Tuesday, March 17, 2015

Effects Avatars Have On Female Players

Jesse Fox, Jeremy N. Bailenson, and Liz Tricase have conducted an interesting study about avatars and the effect that hypersexualized avatars have on the player. The point of this study was to see how women’s attitude and self-perception changed after playing as these types of avatars. The two types of virtual humans are avatars and agents. Avatars are controlled by the player, and agents are controlled by the computer. This study focused solely on avatars because the point was to see the player’s attitudes based on the character they are playing as.

The four types of avatars they chose to look at are the ones that resemble the player, in both a sexualized and nonsexualized way, and ones that are don’t resemble the player, in both a sexualized and nonsexualized way. Players tend to relate closer to avatars that are similar to them. According to other studies referenced, players can suffer from both short term and long term effects from exposure to objectifying depictions of women, such as violence against women or rape myth acceptance, which is when the victim is falsely blamed in rape cases. A study conducted by Yao, Mahood, and Linz found that male gamers who play a game as a sexualized female character indicated a greater likelihood to sexually harass women. Behm-Morawitz and Mastro found that when female gamers played as sexualized female characters they started to have the belief that they could not achieve the goal.
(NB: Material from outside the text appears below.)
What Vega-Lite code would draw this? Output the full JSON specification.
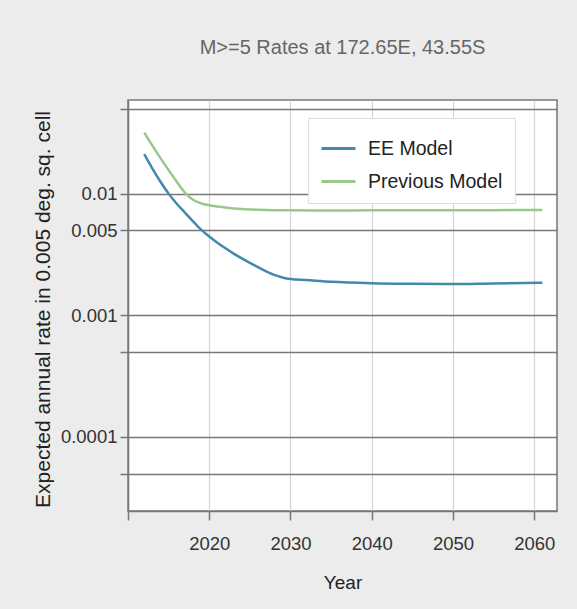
{
  "$schema": "https://vega.github.io/schema/vega-lite/v6.json",
  "width": 429,
  "height": 411,
  "autosize": {"type": "none"},
  "padding": {"left": 128, "top": 100, "right": 20, "bottom": 98},
  "background": "#ececec",
  "title": {
    "text": "M>=5 Rates at 172.65E, 43.55S",
    "font": "Liberation Sans",
    "fontSize": 20,
    "fontWeight": "normal",
    "color": "#666666",
    "anchor": "middle",
    "baseline": "alphabetic",
    "offset": 26
  },
  "config": {
    "view": {"fill": "white", "stroke": "#777777", "strokeWidth": 1.5},
    "font": "Liberation Sans"
  },
  "data": {
    "values": [
      {"year": 2012, "rate": 0.02113, "model": "EE Model"},
      {"year": 2013, "rate": 0.01611, "model": "EE Model"},
      {"year": 2014, "rate": 0.01256, "model": "EE Model"},
      {"year": 2015, "rate": 0.01002, "model": "EE Model"},
      {"year": 2016, "rate": 0.00828, "model": "EE Model"},
      {"year": 2017, "rate": 0.007, "model": "EE Model"},
      {"year": 2018, "rate": 0.00593, "model": "EE Model"},
      {"year": 2019, "rate": 0.00507, "model": "EE Model"},
      {"year": 2020, "rate": 0.00445, "model": "EE Model"},
      {"year": 2021, "rate": 0.00396, "model": "EE Model"},
      {"year": 2022, "rate": 0.00356, "model": "EE Model"},
      {"year": 2023, "rate": 0.00322, "model": "EE Model"},
      {"year": 2024, "rate": 0.00294, "model": "EE Model"},
      {"year": 2025, "rate": 0.0027, "model": "EE Model"},
      {"year": 2026, "rate": 0.00249, "model": "EE Model"},
      {"year": 2027, "rate": 0.0023, "model": "EE Model"},
      {"year": 2028, "rate": 0.00215, "model": "EE Model"},
      {"year": 2029, "rate": 0.00205, "model": "EE Model"},
      {"year": 2030, "rate": 0.00199, "model": "EE Model"},
      {"year": 2032, "rate": 0.00195, "model": "EE Model"},
      {"year": 2035, "rate": 0.00189, "model": "EE Model"},
      {"year": 2040, "rate": 0.00184, "model": "EE Model"},
      {"year": 2045, "rate": 0.00182, "model": "EE Model"},
      {"year": 2050, "rate": 0.00181, "model": "EE Model"},
      {"year": 2055, "rate": 0.00183, "model": "EE Model"},
      {"year": 2061, "rate": 0.00185, "model": "EE Model"},
      {"year": 2012, "rate": 0.03184, "model": "Previous Model"},
      {"year": 2013, "rate": 0.02489, "model": "Previous Model"},
      {"year": 2014, "rate": 0.01963, "model": "Previous Model"},
      {"year": 2015, "rate": 0.01563, "model": "Previous Model"},
      {"year": 2016, "rate": 0.01256, "model": "Previous Model"},
      {"year": 2017, "rate": 0.01021, "model": "Previous Model"},
      {"year": 2018, "rate": 0.00893, "model": "Previous Model"},
      {"year": 2019, "rate": 0.00834, "model": "Previous Model"},
      {"year": 2020, "rate": 0.00804, "model": "Previous Model"},
      {"year": 2021, "rate": 0.00785, "model": "Previous Model"},
      {"year": 2022, "rate": 0.00769, "model": "Previous Model"},
      {"year": 2023, "rate": 0.00757, "model": "Previous Model"},
      {"year": 2024, "rate": 0.00748, "model": "Previous Model"},
      {"year": 2026, "rate": 0.00738, "model": "Previous Model"},
      {"year": 2030, "rate": 0.0073, "model": "Previous Model"},
      {"year": 2035, "rate": 0.00729, "model": "Previous Model"},
      {"year": 2040, "rate": 0.0073, "model": "Previous Model"},
      {"year": 2050, "rate": 0.00731, "model": "Previous Model"},
      {"year": 2061, "rate": 0.00735, "model": "Previous Model"}
    ]
  },
  "mark": {"type": "line", "strokeWidth": 2.5, "interpolate": "monotone", "clip": true},
  "encoding": {
    "x": {
      "field": "year",
      "type": "quantitative",
      "scale": {"domain": [2010, 2062.8], "nice": false, "zero": false},
      "axis": {
        "title": "Year",
        "values": [2010, 2020, 2030, 2040, 2050, 2060],
        "format": "d",
        "labelExpr": "datum.value == 2010 ? '' : datum.label",
        "grid": true,
        "gridColor": "#d4d4d4",
        "gridWidth": 1.2,
        "domain": true,
        "domainColor": "#777777",
        "domainWidth": 1.5,
        "tickColor": "#777777",
        "tickWidth": 1.5,
        "tickSize": 9,
        "labelFont": "Liberation Sans",
        "labelFontSize": 18.5,
        "labelColor": "#333333",
        "labelPadding": 14,
        "labelFlush": false,
        "titleFont": "Liberation Sans",
        "titleFontSize": 19,
        "titleFontWeight": 500,
        "titleColor": "#222222",
        "titlePadding": 21
      }
    },
    "y": {
      "field": "rate",
      "type": "quantitative",
      "scale": {"type": "log", "domain": [0.0000246, 0.059], "nice": false},
      "axis": {
        "title": "Expected annual rate in 0.005 deg. sq. cell",
        "values": [0.05, 0.01, 0.005, 0.001, 0.0005, 0.0001, 0.00005],
        "format": ".4~f",
        "labelExpr": "(datum.value == 0.01 || datum.value == 0.005 || datum.value == 0.001 || datum.value == 0.0001) ? datum.label : ''",
        "grid": true,
        "gridColor": "#777777",
        "gridWidth": 1.5,
        "domain": true,
        "domainColor": "#777777",
        "domainWidth": 1.5,
        "tickColor": "#777777",
        "tickWidth": 1.5,
        "tickSize": 8,
        "labelFont": "Liberation Sans",
        "labelFontSize": 18.5,
        "labelColor": "#333333",
        "labelPadding": 3,
        "labelFlush": false,
        "titleFont": "Liberation Sans",
        "titleFontSize": 21,
        "titleFontWeight": "normal",
        "titleColor": "#222222",
        "titlePadding": 7,
        "titleY": 209
      }
    },
    "color": {
      "field": "model",
      "type": "nominal",
      "scale": {"domain": ["EE Model", "Previous Model"], "range": ["#4389ad", "#99c98a"]},
      "legend": {
        "title": null,
        "orient": "none",
        "legendX": 180,
        "legendY": 18,
        "fillColor": "white",
        "strokeColor": "#dddddd",
        "padding": 12,
        "symbolType": "stroke",
        "symbolSize": 1156,
        "symbolStrokeWidth": 3,
        "labelFont": "Liberation Sans",
        "labelFontSize": 19.5,
        "labelColor": "#222222",
        "labelOffset": 11,
        "rowPadding": 5
      }
    }
  }
}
The two goals of this study were to find if the Proteus effect was present when women played as sexualized characters and if self-resemblance of the avatar moderates the Proteus effect. The Proteus effect is a theory that states that the behavior of a person changes because of visuals aspects of their avatar. The experiment was conducted on women between the ages of 18-41 and of all nationalities and races. The participants were placed in the virtual world by a head-mounted display where they could see the virtual world. The participants were randomly assigned one of four types of avatars: sexualized self, sexualized other, nonsexualized self, and nonsexualized other. 

Here are examples of the avatars. The top two are the sexualized ones and the bottom two are the nonsexualized ones.

Months prior to the experiment, the participants’ pictures were taken and the developers used these faces to develop avatars that resemble the participant’s own face. When they were put into the virtual world they were told to turn and face a mirror in order to see their avatar. They were told to perform a series of motions so that they could see how their avatar acted. After the experiment, the participants were given a questionnaire. They were asked on a scale from one to five, how sexy the avatar they saw in the mirror was and how closely the avatar’s face represented their own face.


After the questionnaires were completed and reviewed, they found that the sexualized characters were the ones the participants said were sexy and the characters with similar faces to the participants are the ones they said resembled themselves. The study did end up supporting the Proteus effect and that there are effects present in sexualized avatars. Women who controlled sexualized avatars that resembled their face demonstrated greater rape myth acceptance. Women who controlled sexualized avatars had more thoughts about body-image than the women who controlled nonsexualized avatars. This shows the idea that sexualized characters promotes self-objectifiction. The question that arises is why women who’ve played as a sexualized character, have negative attitudes toward rape victims. It could have been self-defense, meaning that they did not want to imagine themselves in that situation. It also could have been that seeing themselves triggered thoughts about parents telling them that it’s their fault since they chose to dress that way. The two issues that I find with this study is that they should have also asked younger girls to participate since there are a lot of female gamers that are under the age of eighteen, and that they should have also given the players a choice after the experiment to see who they would have chosen to play as. Now I am curious about if these types of female avatars have any effects on men.